Why be flippant about something as critical to the future of the nation as this? Are Tory leaders embarrassed by sincere displays of feeling or just completely uninterested in anything beyond the minutiae of electoral gamesmanship? It may well be that Sir John’s intervention had the blessing of Team Cameron and was designed to be a proxy for its own view.

Coming from an elder statesman, it could be seen as less openly partisan and opportunistic. But should seriousness of intent and outspoken national pride be confined to retired prime ministers? Maybe I am just trying to answer a question that hasn’t been asked, namely “what is this election for?” After all, the idea that elections are called for a reason has gone. It is no longer the case that the government immediately falls as the result of a dramatic vote of no-confidence, as in 1979 when Labour was forced to call an election after losing a parliamentary confidence motion by one vote.

No more can a sitting government decide either that it has reached the optimum point in its own tenure to gain greatest advantage, or that the population has become so restive and dissatisfied that it is no longer viable to remain in office. (In both those circumstances, the prime minister had to offer some sort of legitimising pretext for asking for a further mandate.)

We are now in a new era in which general elections just happen at an appointed time. In the political emergency that followed the indecisive result of the 2010 election, the introduction of fixed-term parliaments seemed (to some people) like a good idea. It was stability that was wanted and reassurance that the whole fragile coalition structure could not be blown apart by a shift in the wind.

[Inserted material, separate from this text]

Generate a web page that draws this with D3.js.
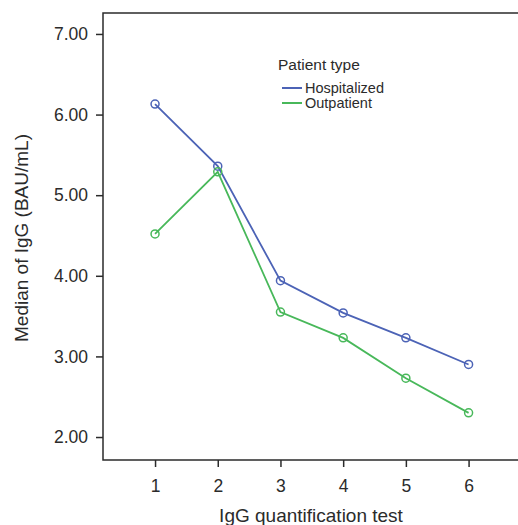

But it is really very important to understand how serious a breach this is with the traditional politics of British parliamentary life. We have gone from a system in which immediacy and responsiveness to events was paramount, where a sitting government could collapse and be replaced within weeks if it was judged unacceptable, to one in which elections are predictable five years away. What this means — as indeed Britain is witnessing at the moment — is that there is a grindingly tedious, fractious build-up in which virtually no proper government business is done and the words of every politician must be regarded as entirely for effect. (The US example is almost too painful to contemplate: American politics is already consumed by the next presidential election, which will not happen until November 2016.)

So here it is: Britain facing an election that has no sense of purpose, no comprehensible arguments and no public enthusiasm. Is this hell?